Items from a data source:
* start *

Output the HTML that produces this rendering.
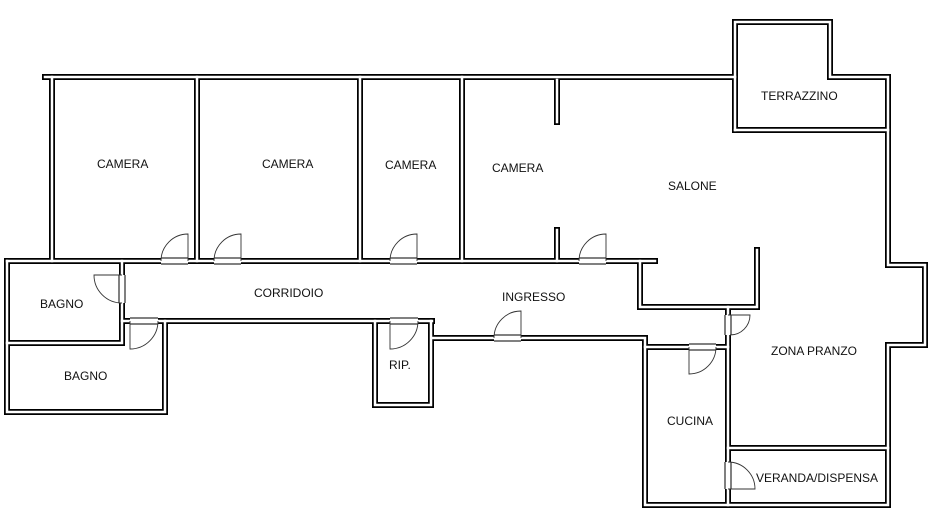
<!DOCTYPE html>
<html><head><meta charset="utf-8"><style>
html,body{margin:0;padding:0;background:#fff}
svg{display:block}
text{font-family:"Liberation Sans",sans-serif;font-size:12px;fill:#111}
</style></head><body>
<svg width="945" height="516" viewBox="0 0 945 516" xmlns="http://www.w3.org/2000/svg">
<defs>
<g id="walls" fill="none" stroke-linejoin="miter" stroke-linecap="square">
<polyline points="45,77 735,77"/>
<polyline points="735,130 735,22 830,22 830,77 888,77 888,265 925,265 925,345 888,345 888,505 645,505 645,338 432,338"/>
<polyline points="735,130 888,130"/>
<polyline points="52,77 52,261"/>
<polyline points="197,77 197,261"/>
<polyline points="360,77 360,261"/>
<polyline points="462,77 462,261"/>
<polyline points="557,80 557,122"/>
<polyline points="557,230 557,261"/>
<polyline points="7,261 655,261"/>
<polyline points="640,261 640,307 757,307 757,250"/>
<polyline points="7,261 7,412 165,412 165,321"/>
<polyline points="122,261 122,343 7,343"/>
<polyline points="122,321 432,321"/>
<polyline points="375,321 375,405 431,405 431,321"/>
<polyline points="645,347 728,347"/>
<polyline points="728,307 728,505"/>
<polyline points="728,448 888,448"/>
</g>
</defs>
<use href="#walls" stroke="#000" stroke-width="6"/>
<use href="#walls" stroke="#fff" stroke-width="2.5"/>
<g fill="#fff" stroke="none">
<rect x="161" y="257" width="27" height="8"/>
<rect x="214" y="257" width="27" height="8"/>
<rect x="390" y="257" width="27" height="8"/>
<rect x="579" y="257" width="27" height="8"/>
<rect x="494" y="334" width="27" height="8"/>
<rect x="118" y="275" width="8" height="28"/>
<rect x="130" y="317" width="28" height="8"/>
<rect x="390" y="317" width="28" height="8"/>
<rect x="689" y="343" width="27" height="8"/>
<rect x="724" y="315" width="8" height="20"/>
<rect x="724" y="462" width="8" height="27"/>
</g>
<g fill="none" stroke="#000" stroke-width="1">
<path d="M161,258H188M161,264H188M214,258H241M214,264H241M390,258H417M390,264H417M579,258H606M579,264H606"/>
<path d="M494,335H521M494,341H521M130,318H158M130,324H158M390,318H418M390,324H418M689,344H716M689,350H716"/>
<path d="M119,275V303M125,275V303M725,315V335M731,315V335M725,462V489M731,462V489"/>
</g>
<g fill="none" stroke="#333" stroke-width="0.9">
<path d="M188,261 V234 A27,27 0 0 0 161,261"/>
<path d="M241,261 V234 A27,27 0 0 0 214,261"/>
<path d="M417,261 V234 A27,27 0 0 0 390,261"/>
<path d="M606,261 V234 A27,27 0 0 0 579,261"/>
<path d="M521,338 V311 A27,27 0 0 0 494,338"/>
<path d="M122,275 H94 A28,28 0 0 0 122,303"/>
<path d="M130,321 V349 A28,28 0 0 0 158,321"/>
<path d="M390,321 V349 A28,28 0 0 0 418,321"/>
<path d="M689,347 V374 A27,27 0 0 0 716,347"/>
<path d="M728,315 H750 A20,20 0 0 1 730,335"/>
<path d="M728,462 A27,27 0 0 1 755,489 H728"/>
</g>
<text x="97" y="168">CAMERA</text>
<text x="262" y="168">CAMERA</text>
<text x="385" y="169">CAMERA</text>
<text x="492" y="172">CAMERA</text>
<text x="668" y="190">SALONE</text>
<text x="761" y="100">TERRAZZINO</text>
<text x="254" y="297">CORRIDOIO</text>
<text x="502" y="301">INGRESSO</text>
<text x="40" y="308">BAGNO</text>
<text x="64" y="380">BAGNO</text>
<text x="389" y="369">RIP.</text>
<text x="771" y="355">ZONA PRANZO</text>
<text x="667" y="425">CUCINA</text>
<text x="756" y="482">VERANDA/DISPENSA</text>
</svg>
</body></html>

* end *
* start *

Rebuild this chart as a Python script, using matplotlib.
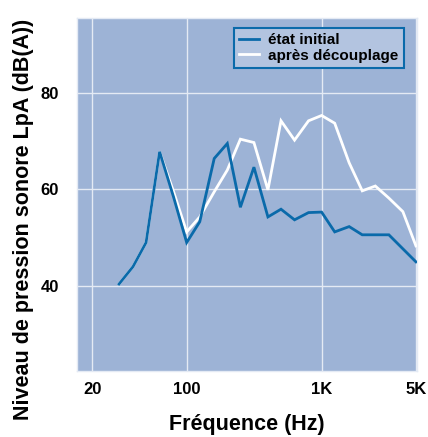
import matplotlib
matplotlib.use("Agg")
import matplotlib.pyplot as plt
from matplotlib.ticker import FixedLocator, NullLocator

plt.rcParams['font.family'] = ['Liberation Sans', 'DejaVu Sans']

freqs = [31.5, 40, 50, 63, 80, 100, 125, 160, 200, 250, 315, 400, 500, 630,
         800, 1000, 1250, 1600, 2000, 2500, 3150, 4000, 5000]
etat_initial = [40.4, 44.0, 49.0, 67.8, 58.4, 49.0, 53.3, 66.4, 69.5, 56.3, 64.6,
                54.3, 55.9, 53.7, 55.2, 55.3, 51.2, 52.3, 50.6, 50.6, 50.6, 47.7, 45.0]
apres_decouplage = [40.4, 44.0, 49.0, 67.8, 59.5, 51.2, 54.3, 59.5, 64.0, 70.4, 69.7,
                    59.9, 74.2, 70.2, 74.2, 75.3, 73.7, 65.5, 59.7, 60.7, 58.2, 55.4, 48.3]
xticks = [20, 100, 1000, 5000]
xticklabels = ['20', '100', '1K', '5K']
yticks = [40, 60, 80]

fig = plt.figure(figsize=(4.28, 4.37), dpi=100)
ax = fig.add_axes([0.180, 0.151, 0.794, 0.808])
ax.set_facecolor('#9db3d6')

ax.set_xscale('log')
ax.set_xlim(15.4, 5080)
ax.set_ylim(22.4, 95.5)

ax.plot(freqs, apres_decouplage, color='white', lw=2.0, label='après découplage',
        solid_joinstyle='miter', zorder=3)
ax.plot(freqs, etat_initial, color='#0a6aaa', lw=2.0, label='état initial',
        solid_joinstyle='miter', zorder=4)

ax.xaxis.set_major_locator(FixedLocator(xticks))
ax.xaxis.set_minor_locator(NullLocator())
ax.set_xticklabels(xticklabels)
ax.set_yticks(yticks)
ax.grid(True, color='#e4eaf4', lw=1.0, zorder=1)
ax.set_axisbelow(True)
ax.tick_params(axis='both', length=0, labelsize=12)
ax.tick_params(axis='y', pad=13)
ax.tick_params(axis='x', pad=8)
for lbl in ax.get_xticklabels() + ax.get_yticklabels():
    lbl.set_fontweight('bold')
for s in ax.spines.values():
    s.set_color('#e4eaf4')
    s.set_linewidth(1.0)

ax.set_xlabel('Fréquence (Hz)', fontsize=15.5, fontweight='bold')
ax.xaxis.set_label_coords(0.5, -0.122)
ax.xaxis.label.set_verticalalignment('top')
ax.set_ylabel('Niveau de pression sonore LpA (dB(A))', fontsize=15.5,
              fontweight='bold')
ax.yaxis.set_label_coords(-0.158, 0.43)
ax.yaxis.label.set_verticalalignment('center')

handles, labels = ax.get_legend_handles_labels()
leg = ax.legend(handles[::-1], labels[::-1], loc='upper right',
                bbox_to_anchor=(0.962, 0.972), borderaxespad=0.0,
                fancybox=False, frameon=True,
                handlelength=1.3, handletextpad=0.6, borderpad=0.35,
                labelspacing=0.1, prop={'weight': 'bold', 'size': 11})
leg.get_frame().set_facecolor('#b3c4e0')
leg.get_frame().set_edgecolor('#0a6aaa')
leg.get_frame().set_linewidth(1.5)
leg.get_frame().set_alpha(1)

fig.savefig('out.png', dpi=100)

* end *

Objective:
Everything from the line with "Rebuild this chart" down to the line with "plt.rcParams['font.family'] = ['Liberation" in the data above should be copied exactly, with both end lines kept and the pictures left out.

Completed exercise:
Rebuild this chart as a Python script, using matplotlib.
import matplotlib
matplotlib.use("Agg")
import matplotlib.pyplot as plt
from matplotlib.ticker import FixedLocator, NullLocator

plt.rcParams['font.family'] = ['Liberation Sans', 'DejaVu Sans']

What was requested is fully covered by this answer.